Mumbai: The past year has been inundated with negative news reports of some of our biggest brands in the banking, technology and consumer goods sectors—from the PNB fraud case involving Gitanjali Gems and Nirav Modi, Facebook data theft, Rotomac loan default, to controversies surrounding ICICI Bank and Videocon.
While some of these brands are yet to lose face with consumers, there is a growing sense of mistrust in the public, according to the latest Brand Trust Report released on Tuesday. The trust factor of a number of brands have been sliding for the third year in a row, it said.
The study, now in its eight year, also said there is a fall in the overall number of brands whose trust has eroded, indicating a growing dissatisfaction among the public.
Overall, the number of trustworthy brands dropped from 351 in 2016 to 307 in 2018—a net fall of 12.5% over the three years. Additionally, the number of brands with decreasing trust was up by 6.5% compared with the figure over a year-ago.
“What we are seeing is optimism decreasing and despondency increasing,” said N. Chandramouli, chief executive officer of Trust Research Advisory (TRA), which publishes the report.
Interestingly, the top three brands Samsung, Sony and LG have managed to maintain their ranks for the second year in a row, the report said. “A brand has to remain consistent in their messaging, and understanding the buyers/stakeholders personas and deliver on time,” said Youngnam Roh, director, home appliances and air conditioners, LG India Pvt Ltd in the report.
Meanwhile brands like Gitanjali, which led the jewelry sector last year as the most trusted brand figured nowhere among the top 1,000 today. Surprisingly, the scam-hit banking sector showed an increase of trust in the PSU banks. At least 15 PSU banks, almost double the number of private banks, were featured in the trustworthy category, the report said, adding that is perhaps a reflection of the trust that comes with a feeling of ‘guarantee’ that state-owned banks exude.
Brands like ICICI Bank and Rotomac, which manufactures stationery products, have also maintained their ranks, this is despite Rotomac’s promoter Vikram Kothari and his son have been arrested for cheating a consortium of seven PSU banks in the alleged Rs3,695-crore willful loan default case.
Facebook, which is currently embroiled in a data theft controversy, has also improved its consumer ratings, jumping to number 49 position, said the report which has been prepared based on a study carried out between November 2017 and January 2018.
The report said that ‘necessary to have’ or essential sectors like banking, manufacturing, education and healthcare have done better than the ‘nice to have sectors’ or indulgence sectors like fast moving consumer goods (FMCG) and food and beverage (FnB).
Sectors like Direct to Home (DTH) also saw their index slipping due to the disruption caused by on-demand channels like Hotstar and Amazon Prime, the study said.
All put together, the fall in general consumer trust seems to be a combined effect of economic slowdown caused by demonetization and GST, and the uncertainty that any pre-election year brings to the minds of consumers.
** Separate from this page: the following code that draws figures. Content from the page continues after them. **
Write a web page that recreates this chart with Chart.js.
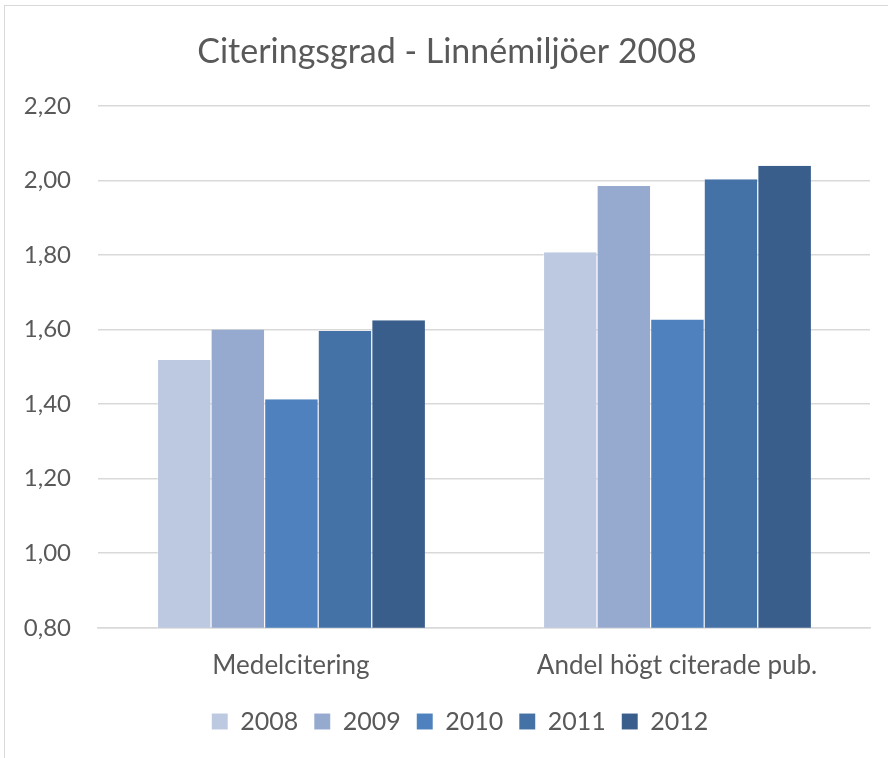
<!DOCTYPE html>
<html>
<head>
<meta charset="utf-8">
<script src="https://cdn.jsdelivr.net/npm/chart.js@4.4.1/dist/chart.umd.min.js"></script>
<style>
  html, body { margin: 0; padding: 0; background: #fff; overflow: hidden; }
  #frame {
    position: absolute; left: 4px; top: 5px; width: 900px; height: 800px;
    border-left: 1.5px solid #d9d9d9; border-top: 1.5px solid #d9d9d9;
  }
  #wrap { position: absolute; left: 0; top: 0; width: 888px; height: 758px; }
</style>
</head>
<body>
<div id="frame"></div>
<div id="wrap"><canvas id="chart" width="888" height="758"></canvas></div>
<script>
const categories = ['Medelcitering', 'Andel högt citerade pub.'];
const years = ['2008', '2009', '2010', '2011', '2012'];
const values2008 = [1.518, 1.807];
const values2009 = [1.600, 1.985];
const values2010 = [1.413, 1.627];
const values2011 = [1.596, 2.003];
const values2012 = [1.625, 2.039];
const seriesColors = ['#BDC9E1', '#96AAD0', '#4E81BD', '#4472A7', '#3A5E8C'];

const allValues = [values2008, values2009, values2010, values2011, values2012];
const textColor = '#595959';
const fontFamily = 'Lato, "Open Sans", sans-serif';

// small horizontal nudge of the legend row
const legendShift = {
  id: 'legendShift',
  afterLayout(chart) {
    if (chart.legend) chart.legend.left += 26;
  }
};

const chart = new Chart(document.getElementById('chart'), {
  type: 'bar',
  data: {
    labels: categories,
    datasets: years.map((y, i) => ({
      label: y,
      data: allValues[i],
      backgroundColor: seriesColors[i],
      borderColor: 'rgba(255,255,255,0.35)',
      borderWidth: { left: 1, right: 0, top: 0, bottom: 0 },
      borderSkipped: false,
      categoryPercentage: 0.694,
      barPercentage: 1.0
    }))
  },
  options: {
    responsive: false,
    animation: false,
    layout: { padding: { left: 24, right: 18, top: 0, bottom: 14 } },
    plugins: {
      title: {
        display: true,
        text: 'Citeringsgrad - Linnémiljöer 2008',
        color: textColor,
        font: { family: fontFamily, size: 34, weight: 'normal' },
        padding: { top: 32, bottom: 33 }
      },
      legend: {
        position: 'bottom',
        labels: {
          color: textColor,
          font: { family: fontFamily, size: 25 },
          boxWidth: 16,
          boxHeight: 16,
          padding: 16
        }
      },
      tooltip: { enabled: false }
    },
    scales: {
      x: {
        afterFit: scale => { scale.height -= 10; },
        grid: { display: false, drawTicks: false },
        border: { display: true, color: '#d9d9d9', width: 1.5 },
        ticks: {
          color: textColor,
          font: { family: fontFamily, size: 26 },
          padding: 22
        }
      },
      y: {
        min: 0.8,
        max: 2.2,
        afterFit: scale => { scale.width = 74; },
        grid: { color: '#d9d9d9', lineWidth: 1.5, drawTicks: false },
        border: { display: false },
        ticks: {
          stepSize: 0.2,
          color: textColor,
          font: { family: fontFamily, size: 24 },
          padding: 27,
          callback: v => v.toFixed(2).replace('.', ',')
        }
      }
    }
  },
  plugins: [legendShift]
});
</script>
</body>
</html>
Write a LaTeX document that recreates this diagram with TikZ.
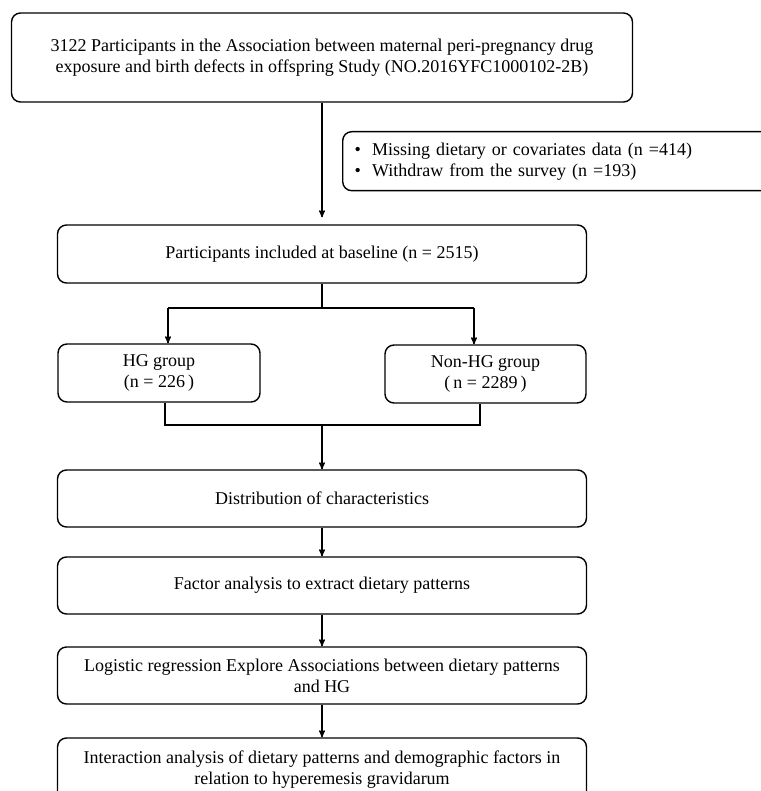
\documentclass[tikz,border=0pt]{standalone}
\usepackage{fontspec}
\setmainfont{Liberation Serif}
\usetikzlibrary{arrows}

\begin{document}
\begin{tikzpicture}[x=1pt, y=1pt, ->, >=stealth', line width=1.4pt,
		box/.style={draw, -, rounded corners=9pt, align=center, inner sep=0pt,
			font=\fontsize{18}{21}\selectfont},
		wide/.style={box, minimum width=529, minimum height=57}]
		\useasboundingbox (0,0) rectangle (760,-791);

		\node[box, minimum width=621, minimum height=89] (cohort) at (322,-57.5)
			{3122 Participants in the Association between maternal peri-pregnancy drug\\
			 exposure and birth defects in offspring Study (NO.2016YFC1000102-2B)};
		\node[box, anchor=north west, minimum height=59, text width=404, inner xsep=12, align=left]
			(excl) at (342,-131)
			{\textbullet\hspace{11pt}Missing dietary or covariates data (n =414)\\
			 \textbullet\hspace{11pt}Withdraw from the survey (n =193)};
		\node[wide, minimum height=58] (base) at (322,-254) {Participants included at baseline (n = 2515)};
		\node[box, minimum width=202, minimum height=58] (hg) at (159,-373) {HG group\\(n = 226\,)};
		\node[box, minimum width=201, minimum height=58] (nonhg) at (485.5,-374) {Non-HG group\\(\,n = 2289\,)};
		\node[wide] (dist) at (322,-498.5) {Distribution of characteristics};
		\node[wide] (factor) at (322,-585.5) {Factor analysis to extract dietary patterns};
		\node[wide] (logit) at (322,-675.5)
			{Logistic regression Explore Associations between dietary patterns\\and HG};
		\node[wide, minimum height=64] (inter) at (322,-770)
			{Interaction analysis of dietary patterns and demographic factors in\\
			 relation to hyperemesis gravidarum};

		\coordinate (split) at (322,-308);
		\coordinate (splitL) at (168,-308);
		\coordinate (splitR) at (474,-308);
		\coordinate (mergeL) at (165,-425);
		\coordinate (mergeR) at (480,-425);
		\coordinate (merge) at (322,-425);

		\path (cohort) edge[shorten >=7pt] (base);
		\draw[-] (base) -- (split);
		\draw[-] (splitL) -- (splitR);
		\draw (splitL) -- (splitL |- hg.north);
		\draw (splitR) -- (splitR |- nonhg.north);
		\draw[-] (mergeL |- hg.south) -- (mergeL) -- (mergeR) -- (mergeR |- nonhg.south);
		\draw (merge) -- (dist);
		\path (dist) edge (factor)
			(factor) edge (logit)
			(logit) edge (inter);
	\end{tikzpicture}
\end{document}
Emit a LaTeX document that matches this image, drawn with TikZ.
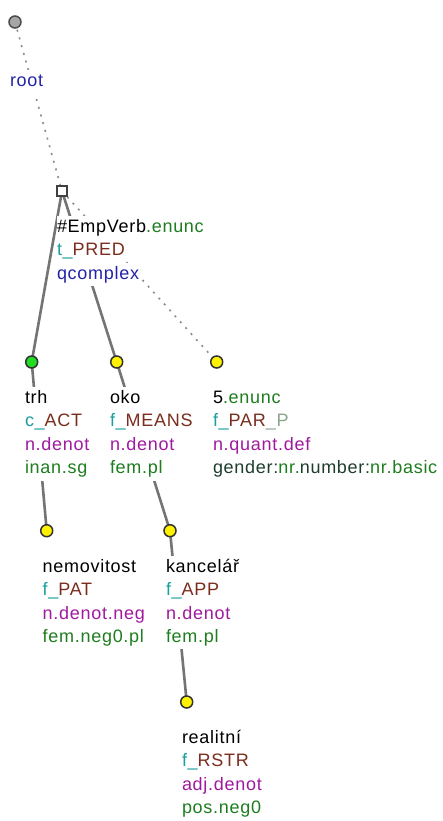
\documentclass[tikz,border=0pt]{standalone}
\usepackage{fontspec}
\setmainfont{Liberation Sans}
\newfontfamily\lbfont[LetterSpace=4]{Liberation Sans}
\usetikzlibrary{backgrounds}
\definecolor{cLem}{HTML}{000000}
\definecolor{cGrn}{HTML}{1E7D1E}
\definecolor{cTeal}{HTML}{1A9E9E}
\definecolor{cBrn}{HTML}{7B2D1D}
\definecolor{cPur}{HTML}{A01AA0}
\definecolor{cBlu}{HTML}{2323A8}
\definecolor{cDrk}{HTML}{1F3D2D}
\definecolor{cPg}{HTML}{8AA58A}
\definecolor{cEdge}{HTML}{747474}
\definecolor{cDot}{HTML}{8C8C8C}
\tikzset{
  lbl/.style={anchor=base west, fill=white, inner sep=0pt, outer sep=0pt,
    text height=16.5pt, text depth=6.9pt, font=\lbfont\fontsize{18pt}{23.4pt}\selectfont},
  tnode/.style={circle, minimum size=12pt, inner sep=0pt, line width=1.5pt, draw=black!80},
  ynode/.style={tnode, fill=yellow},
  gnode/.style={tnode, fill={rgb,255:red,34;green,221;blue,34}},
  rnode/.style={tnode, fill=black!35, draw=black!70},
  snode/.style={rectangle, minimum size=10pt, inner sep=0pt, line width=1.5pt, draw=black!75, fill=white},
  edge/.style={draw=cEdge, line width=2.6pt},
  dotedge/.style={draw=cDot, line width=1.6pt, dash pattern=on 2pt off 6pt}
}
\begin{document}
\begin{tikzpicture}[x=1pt,y=-1pt]
\useasboundingbox (0,0) rectangle (442,821);
% tree nodes
\node[rnode] (root) at (15,22) {};
\node[snode] (sq) at (62,191) {};
\node[gnode] (trh) at (31.7,362) {};
\node[ynode] (oko) at (116.7,362) {};
\node[ynode] (five) at (216.7,362) {};
\node[ynode] (nem) at (46.7,530.7) {};
\node[ynode] (kanc) at (170,530.7) {};
\node[ynode] (real) at (186.7,702) {};
% edges
\begin{scope}[on background layer]
\fill[white] (0,0) rectangle (442,821);
\draw[dotedge] (root.center) -- (sq.center);
\draw[dotedge] (sq.center) -- (five.center);
\draw[edge] (sq.center) -- (trh.center);
\draw[edge] (sq.center) -- (oko.center);
\draw[edge] (trh.center) -- (nem.center);
\draw[edge] (oko.center) -- (kanc.center);
\draw[edge] (kanc.center) -- (real.center);
\end{scope}
% labels
\node[lbl] (rootB) at (10,86.9) {\color{cBlu}root};
\node[lbl] (sqA) at (57,232.5) {\color{cLem}\#EmpVerb\color{cGrn}.enunc};
\node[lbl] (sqB) at (57,255.9) {\color{cTeal}t\_\color{cBrn}PRED};
\node[lbl] (sqC) at (57,279.3) {\color{cBlu}qcomplex};
\node[lbl] (trhA) at (25,403.5) {\color{cLem}trh};
\node[lbl] (trhB) at (25,426.9) {\color{cTeal}c\_\color{cBrn}ACT};
\node[lbl] (trhC) at (25,450.3) {\color{cPur}n.denot};
\node[lbl] (trhD) at (25,473.7) {\color{cGrn}inan.sg};
\node[lbl] (okoA) at (110,403.5) {\color{cLem}oko};
\node[lbl] (okoB) at (110,426.9) {\color{cTeal}f\_\color{cBrn}MEANS};
\node[lbl] (okoC) at (110,450.3) {\color{cPur}n.denot};
\node[lbl] (okoD) at (110,473.7) {\color{cGrn}fem.pl};
\node[lbl] (fiveA) at (213,403.5) {\color{cLem}5\color{cGrn}.enunc};
\node[lbl] (fiveB) at (213,426.9) {\color{cTeal}f\_\color{cBrn}PAR\color{cPg}\_P};
\node[lbl] (fiveC) at (213,450.3) {\color{cPur}n.quant.def};
\node[lbl] (fiveD) at (213,473.7) {\color{cDrk}gender:\color{cGrn}nr.\color{cDrk}number:\color{cGrn}nr.basic};
\node[lbl] (nemA) at (42.7,572.2) {\color{cLem}nemovitost};
\node[lbl] (nemB) at (42.7,595.6) {\color{cTeal}f\_\color{cBrn}PAT};
\node[lbl] (nemC) at (42.7,619) {\color{cPur}n.denot.neg};
\node[lbl] (nemD) at (42.7,642.4) {\color{cGrn}fem.neg0.pl};
\node[lbl] (kancA) at (166,572.2) {\color{cLem}kancelář};
\node[lbl] (kancB) at (166,595.6) {\color{cTeal}f\_\color{cBrn}APP};
\node[lbl] (kancC) at (166,619) {\color{cPur}n.denot};
\node[lbl] (kancD) at (166,642.4) {\color{cGrn}fem.pl};
\node[lbl] (realA) at (182,743.5) {\color{cLem}realitní};
\node[lbl] (realB) at (182,766.9) {\color{cTeal}f\_\color{cBrn}RSTR};
\node[lbl] (realC) at (182,790.3) {\color{cPur}adj.denot};
\node[lbl] (realD) at (182,813.7) {\color{cGrn}pos.neg0};
\end{tikzpicture}
\end{document}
The lack of visible results of government action on many fronts also seems to be a cause of concern with consumers, said the report. “The study is reflective of the consumers need for stability. It also reflects their general risk taking ability is down,” said Chandramouli.
Brand Trust Report 2018 is based on more than 15,000 hours of fieldwork. It is a collection of 2,488 questionnaires and the respondents are salaried professionals from some of the richest households of the country who are proficient in their knowledge of brands and ability to speak, read or write in two languages including English.